Il faudrait plusieurs pages pour décrire en détail les autres aspects de la « loi de cohésion sociale ». En deux mots: Cette loi reprend et renforce les logiques suivies par tous les gouvernements qui se sont succédé depuis plus de 20 ans :

– attaques contre le droit du travail : assouplissement des règles de licenciement et de reclassement, des règles relatives au travail de nuit.
– subventions aux employeurs : appelées « activation des dépenses passives » (les 4 contrats « aidés », incitations à l’embauche d’apprentis, abaissement du coût du travail dans le secteur de la restauration .)
– suivi renforcé des 16-25 ans : création d’un « contrat d’insertion dans la vie sociale », « baromètre » des métiers qui recrutent pour pousser les jeunes vers telle formation, développement du « contrat jeune sans charge
en entreprise », facilité d’accès aux stages de découverte de l’entreprise pour les 14-16 ans.
– recours au tiers secteur : associations d’insertion, associations intermédiaires, etc.
– développement d’emplois précaires : dans le secteur des « services à la personne, aux particuliers » avec
importantes réductions d’impôts pour les particuliers employeurs de « personnel de maison »

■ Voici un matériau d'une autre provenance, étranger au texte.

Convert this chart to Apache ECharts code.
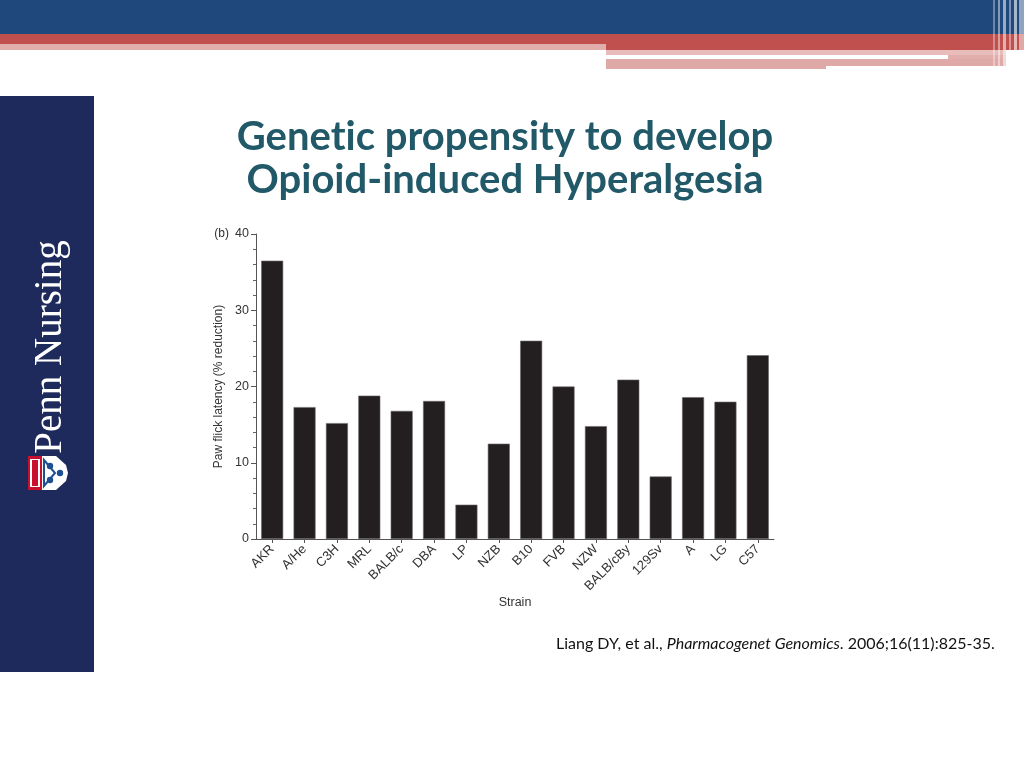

Si ce plan puis cette loi n’ont rencontré qu’une faible opposition, voire le silence, c’est que les acteurs politiques (une partie de la gauche plurielle
de l’ancien gouvernement) ou syndicaux qui appliquent ou acceptent depuis si longtemps ces logiques-là n’ont évidemment rien à dire aujourd’hui, sur le fond. Ils se contentent donc soit d’applaudir, soit de critiquer modérément tel petit détail, soit de parler d’ « écran de fumée sans financement ».

– Pourtant cette loi ne fera que renforcer la précarité, l’insécurité sociale sous couvert de les combattre.
– Pourtant cette loi ne fait qu’obéir aux souhaits du patronat formulés il y a 5 ans dans le « projet de Refondation sociale du Medef » (projet exécuté à la lettre et au pas de charge par l’actuel gouvernement depuis 2002). Borloo peut continuer à jouer son personnage autant qu’il veut à la télévision, il n’en reste pas moins un vulgaire ministre à la botte du patronat.
– Pourtant cette loi comporte des mesures de contrainte et de contrôle social qui sont dans la droite ligne de tout l’arsenal sécuritaire renforcé depuis quelques années, qui vise avant tout à mater les populations les plus précaires (Loi Vaillant : LSQ, Loi Sarkozy : LSI, Lois Perben : I et II.), et auquel le gouvernement
prévoit aujourd’hui d’ajouter le fichage des pauvres et l’obligation pour les travailleurs sociaux et les enseignants de participer à ce fichage.

A tout cela, nous devons opposer notre propre « plan », le seul qui soit humainement et socialement viable, et qui nécessite la lutte solidaire de tous les salariés, travailleurs précaires et chômeurs :

– Pour un système unifié d’indemnisation de toutes les formes de chômage garantissant à tous un revenu à hauteur du SMIC (en vue de la revalorisation
des salaires) et financé par la taxation des profits.
– Contre les licenciements et pour la défense du code du travail.
– Pour l’abrogation des lois sécuritaires et l’abandon des logiques de contrôle social.